Jakarta, Aug. 11 (Reuters): The suspected mastermind of the Bali bombings used his day in court today to thank Indonesian prosecutors for demanding a death sentence and said execution by firing squad would bring him closer to God.

As Imam Samudra expressed defiance, momentum grew within the government to impose draconian security laws to fight terrorism after last week’s bomb attack on the JW Marriott Hotel in Jakarta.

Police said they had a list of suspects and their investigation was homing in on two top bomb makers of the shadowy militant Jemaah Islamiah group.

Samudra, a 33-year-old Muslim computer expert, spoke to a court that less than a week ago sentenced the “smiling bomber”, Amrozi, to death for his role in the bombings of two Bali nightclubs that killed 202 people last October.

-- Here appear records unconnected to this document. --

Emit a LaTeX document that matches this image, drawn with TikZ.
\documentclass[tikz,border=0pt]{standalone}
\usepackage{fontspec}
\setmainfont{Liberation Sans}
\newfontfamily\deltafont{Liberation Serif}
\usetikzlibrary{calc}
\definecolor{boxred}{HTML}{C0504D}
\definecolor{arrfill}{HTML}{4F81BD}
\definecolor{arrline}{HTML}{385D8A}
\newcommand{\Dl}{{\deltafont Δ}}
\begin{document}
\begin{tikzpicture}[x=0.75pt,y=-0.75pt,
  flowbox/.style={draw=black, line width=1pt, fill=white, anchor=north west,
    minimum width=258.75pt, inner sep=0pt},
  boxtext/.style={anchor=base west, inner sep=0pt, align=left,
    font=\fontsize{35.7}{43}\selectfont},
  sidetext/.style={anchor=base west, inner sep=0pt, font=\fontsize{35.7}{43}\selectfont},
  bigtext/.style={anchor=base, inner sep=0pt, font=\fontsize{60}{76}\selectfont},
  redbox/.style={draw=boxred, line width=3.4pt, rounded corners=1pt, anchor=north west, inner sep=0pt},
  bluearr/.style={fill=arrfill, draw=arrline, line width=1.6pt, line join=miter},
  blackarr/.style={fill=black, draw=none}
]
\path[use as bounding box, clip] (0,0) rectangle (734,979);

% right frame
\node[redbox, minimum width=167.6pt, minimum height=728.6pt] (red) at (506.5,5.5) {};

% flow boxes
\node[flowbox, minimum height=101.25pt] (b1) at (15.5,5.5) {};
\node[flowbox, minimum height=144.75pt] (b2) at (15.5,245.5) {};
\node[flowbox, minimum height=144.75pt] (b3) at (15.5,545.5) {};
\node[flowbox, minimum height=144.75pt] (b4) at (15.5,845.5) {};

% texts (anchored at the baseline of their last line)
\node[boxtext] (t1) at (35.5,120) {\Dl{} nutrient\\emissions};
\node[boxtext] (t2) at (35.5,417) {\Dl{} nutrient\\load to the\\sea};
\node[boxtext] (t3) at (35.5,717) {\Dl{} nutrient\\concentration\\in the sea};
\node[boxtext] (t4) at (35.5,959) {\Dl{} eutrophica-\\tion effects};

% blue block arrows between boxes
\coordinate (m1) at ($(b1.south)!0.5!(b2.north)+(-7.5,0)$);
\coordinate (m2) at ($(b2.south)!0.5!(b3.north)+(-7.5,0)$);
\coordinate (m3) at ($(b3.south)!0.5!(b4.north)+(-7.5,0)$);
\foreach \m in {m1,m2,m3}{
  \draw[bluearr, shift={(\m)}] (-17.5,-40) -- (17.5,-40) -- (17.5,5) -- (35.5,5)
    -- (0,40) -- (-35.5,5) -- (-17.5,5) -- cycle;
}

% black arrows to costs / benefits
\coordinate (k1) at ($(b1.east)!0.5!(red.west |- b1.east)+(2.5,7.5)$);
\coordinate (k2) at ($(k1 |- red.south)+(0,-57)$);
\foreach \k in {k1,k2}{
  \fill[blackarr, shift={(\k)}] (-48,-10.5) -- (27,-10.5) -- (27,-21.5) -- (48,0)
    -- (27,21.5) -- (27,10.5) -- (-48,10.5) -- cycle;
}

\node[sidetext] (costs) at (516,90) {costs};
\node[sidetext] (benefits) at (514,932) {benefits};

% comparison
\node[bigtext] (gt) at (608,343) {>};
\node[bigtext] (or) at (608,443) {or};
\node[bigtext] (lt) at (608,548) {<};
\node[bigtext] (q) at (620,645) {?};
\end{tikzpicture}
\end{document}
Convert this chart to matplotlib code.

Amrozi, a disciple of radical cleric Abu Bakar Bashir — suspected spiritual leader of the Jemaah Islamiah (JI) group blamed for the Bali attacks — appealed against his conviction today. He had said he would welcome martyrdom.

Samudra, too, said he would welcome such a death.

“I’d like to say thank you to the prosecution team, which has demanded the death sentence. Because in death we live peacefully, and in death we draw near to God,” Samudra told the court.

Wearing the loose white shirt and skull cap he favours to distinguish him as a Muslim believer, he began his statement by reciting verses in Arabic from the Quran.

“I’m ready to die a martyr,” he shouted as he was led from the courtroom. His trial resumes on Thursday.

Political analysts say prosecutors’ demands for tough sentences mean the world’s most populous Muslim nation wants to show it is serious about tackling Islamic militancy, especially after the bombing of the US-run Marriott Hotel.

Military chief General Endriartono Sutarto, who is close to President Megawati Sukarnoputri, backed calls from ministers for a tough internal security law. He said an escalation of terrorist acts in Indonesia could only be dealt with through an internal security act.

Such laws exist in nearby Singapore and Malaysia.

Like other Bali accused, Samudra and Amrozi were students of the elderly Bashir, on trial in Jakarta for treason linked to his alleged leadership of JI, which is seen as the Southeast Asian arm of Osama bin Laden’s al Qaida.

Bashir sent a message from his jail cell to a congress of his Mujahidin Council of Indonesia in central Solo on Sunday, urging Muslims not to fear being labelled “terrorists”. He was likely to be re-elected as emir, or spiritual leader, of the MMI tomorrow.